The differences between self published/small press/independent comics and mainstream comic has always been obvious. The themes, art style and characters are usually very different. But because of digital distribution, work from smaller publishers has access to more readers than ever before.
Publish to a Kindle, to an iPad, to a phone. Distribute your book around the world with a click. The small press vs. mainstream publisher divide is now an issue across all publishing genres, not just comics.
I’ve been discussing independent digital publishing on a comic book forum I belong to and its made me think about what a reader expects from a small publisher vs. a mainstream publisher.
Every publisher wants as many readers as they can get. A large publisher is like a TV network. It has to define success on a much larger scale. A hit on Network TV needs, say, 8 million viewers. Where as a successful cable show often has half that – or less. A large publisher is trying to sell to a broad audience. They will choose and edit manuscripts with this in mind. There are degrees to this of course. Some writers are considered more academic, some trendy. But in general a large publisher wants to appeal to as many people as they can.
A small publisher also wants to appeal to as many people as they can. But they can sell far fewer books and still make a profit and without the extensive editing process they are more likely to have work that is less refined. Or it may mix genres in such a way that a mainstream publisher wouldn’t know how to market the book.
Of course, that’s what I often love about independent comics and graphic novels. They are eccentric and fly as high as a creators imagination can take it and as low as their weaknesses let them fall. It’s the good and the bad of doing it all yourself.
I have different expectations about what I get from an ‘Indy press’ title vs. a major publisher comic. Just like the differences between a studio film and an independent film. They can both be great entertainment experiences. Each development method has unique weaknesses and strengths. A few projects from an Indy might be exceptionally polished and refined and excellent. And every once in awhile a studio film will be highly original and dynamic.

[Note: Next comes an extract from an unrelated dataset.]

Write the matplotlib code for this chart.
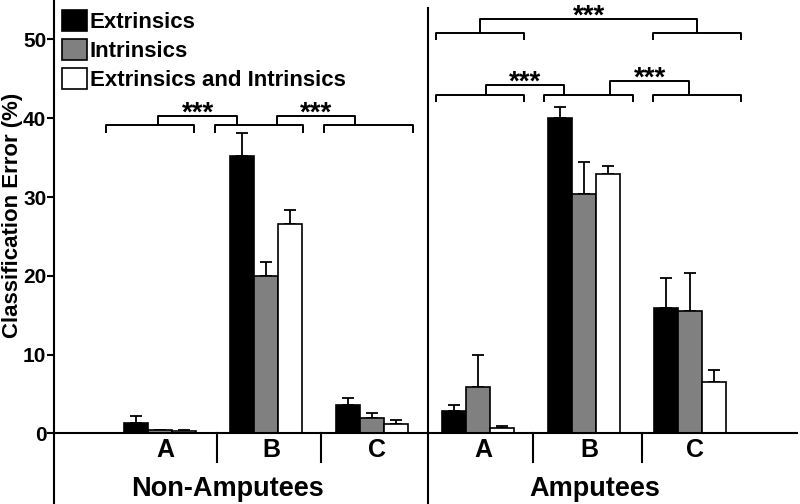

In publishing there is room for both. And digital distribution will allow for more people to see work from smaller publishers. And some of these new readers will discover and enjoy the unique energy and creativity found in many independent titles. The fact that the material is often so different from what a large publisher releases will attract an audience that had no easy access to this material before. The small press won’t look quite so small anymore.